Andy Clark ist mündlicher Historiker. Zu seinen Interessensgebieten gehören: Die Geschichte der Arbeit, die Deindustrialisierung, die zerstörerischen Konsequenzen gesellschaftlicher Prozesse und die Auswirkungen mehrfacher sozialer Benachteiligungen. Andy schloss 2017 sein PhD-Studium am Scottish Oral History Centre ab und arbeitete anschließend mit der Universität Stirling und der Universität von Newcastle zusammen. Im Rahmen seiner Forschungstätigkeit ging er der Frage nach, wie sich Arbeiterinnen in Schottland gegen Fabrikschließungen wehrten. Seine Analyse berücksichtigt dabei, was für kurz- und langfristigen Auswirkungen die Kapitalverlagerung auf Mobilisierungstheorien und aktivistische Erinnerungskulturen hat. Er hat einen Vertrag für eine Monographie, die auf dieser Arbeit aufbaut.

Andy interessiert sich zunehmend für die langfristigen Auswirkungen der Deindustrialisierung auf gesundes Altern und Wohlbefinden im späten Erwachsenenalter. Inspiriert wurde er von Sherry-Lee Linkons Konzept der „Halbwertszeit“ der Deindustrialisierung und von Altersforscher:innen, die sich auf mehrfache Benachteiligungen über den gesamten Lebensverlauf hinweg fokussieren.
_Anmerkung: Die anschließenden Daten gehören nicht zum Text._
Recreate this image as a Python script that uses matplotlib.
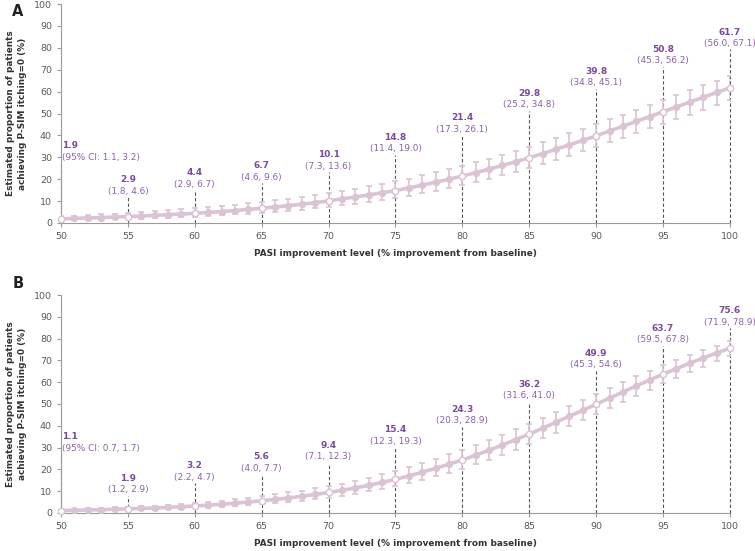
import numpy as np
import matplotlib.pyplot as plt

pasi = list(range(50, 101))

# panel A: estimated proportion (%) with 95% CI
est_a = [1.9, 2.1, 2.3, 2.5, 2.7, 2.9, 3.2, 3.5, 3.8, 4.1,
         4.4, 4.8, 5.2, 5.7, 6.2, 6.7, 7.3, 7.9, 8.6, 9.3,
         10.1, 11.0, 11.9, 12.8, 13.8, 14.8, 16.0, 17.3, 18.6, 20.0,
         21.4, 23.0, 24.6, 26.3, 28.0, 29.8, 31.7, 33.7, 35.7, 37.7,
         39.8, 42.0, 44.2, 46.4, 48.6, 50.8, 53.0, 55.2, 57.4, 59.6, 61.7]
low_a = [1.1, 1.2, 1.4, 1.5, 1.6, 1.8, 2.0, 2.2, 2.4, 2.6,
         2.9, 3.2, 3.5, 3.9, 4.2, 4.6, 5.1, 5.6, 6.1, 6.7,
         7.3, 8.0, 8.8, 9.6, 10.5, 11.4, 12.5, 13.6, 14.8, 16.0,
         17.3, 18.8, 20.3, 21.9, 23.5, 25.2, 27.0, 28.9, 30.8, 32.8,
         34.8, 36.9, 38.9, 41.0, 43.2, 45.3, 47.4, 49.5, 51.6, 53.8, 56.0]
up_a = [3.2, 3.4, 3.7, 4.0, 4.3, 4.6, 5.0, 5.4, 5.8, 6.2,
        6.7, 7.2, 7.8, 8.4, 9.0, 9.6, 10.3, 11.1, 11.9, 12.7,
        13.6, 14.6, 15.6, 16.7, 17.8, 19.0, 20.3, 21.7, 23.1, 24.6,
        26.1, 27.7, 29.4, 31.1, 32.9, 34.8, 36.8, 38.8, 40.9, 43.0,
        45.1, 47.3, 49.5, 51.7, 54.0, 56.2, 58.4, 60.6, 62.8, 65.0, 67.1]

# panel B
est_b = [1.1, 1.2, 1.4, 1.5, 1.7, 1.9, 2.1, 2.3, 2.6, 2.9,
         3.2, 3.6, 4.0, 4.5, 5.0, 5.6, 6.2, 6.9, 7.7, 8.5,
         9.4, 10.4, 11.5, 12.7, 14.0, 15.4, 17.0, 18.7, 20.5, 22.4,
         24.3, 26.5, 28.8, 31.2, 33.7, 36.2, 38.9, 41.6, 44.4, 47.1,
         49.9, 52.7, 55.5, 58.3, 61.0, 63.7, 66.2, 68.7, 71.1, 73.4, 75.6]
low_b = [0.7, 0.8, 0.9, 1.0, 1.1, 1.2, 1.4, 1.5, 1.7, 2.0,
         2.2, 2.5, 2.8, 3.2, 3.6, 4.0, 4.5, 5.1, 5.7, 6.4,
         7.1, 8.0, 8.9, 10.0, 11.1, 12.3, 13.7, 15.2, 16.8, 18.5,
         20.3, 22.3, 24.4, 26.7, 29.1, 31.6, 34.2, 36.9, 39.7, 42.5,
         45.3, 48.1, 50.9, 53.7, 56.6, 59.5, 62.1, 64.7, 67.2, 69.6, 71.9]
up_b = [1.7, 1.9, 2.1, 2.3, 2.6, 2.9, 3.1, 3.4, 3.8, 4.2,
        4.7, 5.2, 5.7, 6.3, 7.0, 7.7, 8.5, 9.4, 10.3, 11.3,
        12.3, 13.5, 14.8, 16.2, 17.7, 19.3, 21.1, 23.0, 24.9, 26.9,
        28.9, 31.2, 33.5, 36.0, 38.5, 41.0, 43.7, 46.4, 49.1, 51.9,
        54.6, 57.3, 60.0, 62.7, 65.3, 67.8, 70.2, 72.5, 74.7, 76.8, 78.9]

# where the CI annotation sits (y, data units) at 50, 55, ... 100
lab_y_a = [30.1, 14.6, 17.8, 21.0, 26.0, 33.8, 42.9, 53.9, 64.0, 74.0, 82.0]
lab_y_b = [29.8, 10.6, 16.5, 20.6, 25.7, 33.0, 42.2, 53.7, 67.9, 79.4, 87.6]

line_c = '#dac3d4'
bold_c = '#7a4a9c'
ci_c = '#8a61a9'
grey = '#595959'

fig = plt.figure(figsize=(7.55, 5.51), dpi=100)
ax_a = fig.add_axes([0.0808, 0.5953, 0.886, 0.3974])
ax_b = fig.add_axes([0.0808, 0.0690, 0.886, 0.3956])


def panel(ax, est, low, up, lab_y):
    x = np.array(pasi)
    est = np.array(est)
    err = [est - np.array(low), np.array(up) - est]
    ax.errorbar(x, est, yerr=err, color=line_c, lw=2.6, elinewidth=1.2,
                capsize=2.3, capthick=1.2, marker='o', ms=4.2,
                mfc=line_c, mec=line_c, zorder=3)
    five = x % 5 == 0
    for i, xv in enumerate(x[five]):
        k = pasi.index(xv)
        ax.plot([xv, xv], [0, lab_y[i] - 2.6], ls=(0, (3, 2)), color='#555555',
                lw=0.8, zorder=2, clip_on=False)
        ci = '(%.1f, %.1f)' % (low[k], up[k])
        ha = 'center'
        tx = xv
        if i == 0:
            ci = '(95% CI: ' + ci[1:]
            ha = 'left'
            tx = xv + 0.05
        ax.text(tx, lab_y[i], ci, ha=ha, va='center', fontsize=6.4,
                color=ci_c, clip_on=False)
        ax.annotate('%.1f' % est[k], (tx, lab_y[i]), xytext=(0, 8.0),
                    textcoords='offset points', ha=ha, va='center',
                    fontsize=6.5, fontweight='bold', color=bold_c,
                    annotation_clip=False)
    ax.plot(x[five], est[five], 'o', ms=4.5, mfc='white', mec=line_c,
            mew=1.0, zorder=4, clip_on=False)

    ax.set_xlim(50, 100)
    ax.set_ylim(0, 100)
    ax.set_xticks(range(50, 101, 5))
    ax.set_yticks(range(0, 101, 10))
    for s in ['top', 'right']:
        ax.spines[s].set_visible(False)
    for s in ['left', 'bottom']:
        ax.spines[s].set_color('#9a9a9a')
        ax.spines[s].set_linewidth(0.8)
    ax.tick_params(colors='#9a9a9a', labelcolor=grey, labelsize=6.8,
                   length=3, width=0.8)
    ax.set_xlabel('PASI improvement level (% improvement from baseline)',
                  fontsize=6.4, fontweight='bold', color='#333333', labelpad=6)
    ax.set_ylabel('Estimated proportion of patients\nachieving P-SIM itching=0 (%)',
                  fontsize=6.4, fontweight='bold', color='#333333', labelpad=5,
                  linespacing=1.45)


panel(ax_a, est_a, low_a, up_a, lab_y_a)
panel(ax_b, est_b, low_b, up_b, lab_y_b)

fig.text(18 / 755, 1 - 11 / 551, 'A', fontsize=10.5, fontweight='bold',
         color='#222222', ha='center', va='center')
fig.text(18 / 755, 1 - 283 / 551, 'B', fontsize=10.5, fontweight='bold',
         color='#222222', ha='center', va='center')

fig.savefig('out.png', dpi=100)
Zudem befindet er sich in der Vorbereitungsphase eines neuen Großprojekts, bei dem er zusammen mit Epidemiolog:innen und Sozialgerontolog:innen die Zusammenhänge zwischen dem Rückgang des verarbeitenden Gewerbes und dem Wohlbefinden im späten Erwachsenenalter im Nordosten Englands studiert.


Forschungserklärung

Deindustrial Pasts and Present Inequalities: An Oral History of Deindustrialisation and Experiences of Ageing

Die Finanzierung des Forschungsprojekts erfolgte im Rahmen des Economic and Social Research Council New Investigator Award. Das Projekt untersucht die Beziehungen zwischen den gegenwärtigen Ungleichheiten im Alter und den Erfahrungen mit der Deindustrialisierung im 20. Jahrhundert. Dabei wird theoretisches und empirisches Neuland betreten: Das Forschungsprojekt untersucht, wie die „Halbwertszeit“ der Deindustrialisierung Ungleichheiten und unterschiedliche Erfahrungen im Alter hervorbringt und wie sie diese prägt. Auf geografischer Ebene fokussiert sich die Forschungsarbeit auf Tyne and Wear im Nordosten Englands. Die Region ist repräsentativ für die nationalen Erfahrungen mit der Deindustrialisierung und hat zwischen 1960 und 1990 stark unter dem Niedergang ihrer traditionellen wirtschaftlichen Basis gelitten. Das hat dazu geführt, dass viele Menschen unter mehrfachen Benachteiligungen leiden. Dies ist laut Expert:innen für öffentliche Gesundheit der Grund dafür, dass es während der Covid-19-Pandemie zu überdurchschnittlich hohen Krankheits- und Sterblichkeitsraten gekommen ist.

Der Zusammenhang zwischen dem historischen Prozess der Deindustrialisierung und den gegenwärtigen Ungleichheiten in den Bereichen Gesundheit und Wohlbefinden sind offenkundig, werden aber in der Politik und in der Wissenschaft nicht ausreichend anerkannt. Das Forschungsprojekt wählt einen innovativen Ansatz, um diese Zusammenhänge zu untersuchen, denn es stützt sich auf die laufende epidemiologische Geburtskohorte Newcastle Thousand Families Study (NTFS), die seit 1947 durchgeführt wird. Diejenigen, die nicht in der Studie vertreten sind (alle Teilnehmer:innen sind weiße Brit:innen) werden im Rahmen des Projekts in einer ergänzenden Kohorte erfasst, damit die intersektionale Dynamik der Ungleichheiten im Alter und die Auswirkungen sozioökonomischer Verwerfungen auch auf diese Gruppen untersucht werden kann. Dafür werden die verfügbaren gesundheitlichen und demografischen Daten herangezogen und etwa 100 neue mündliche Interviews durchgeführt. Das Ziel ist, die Beziehung zwischen den lebensgeschichtlichen Erfahrungen mit der Deindustrialisierung und den Ungleichheiten im Alter näher zu erfassen.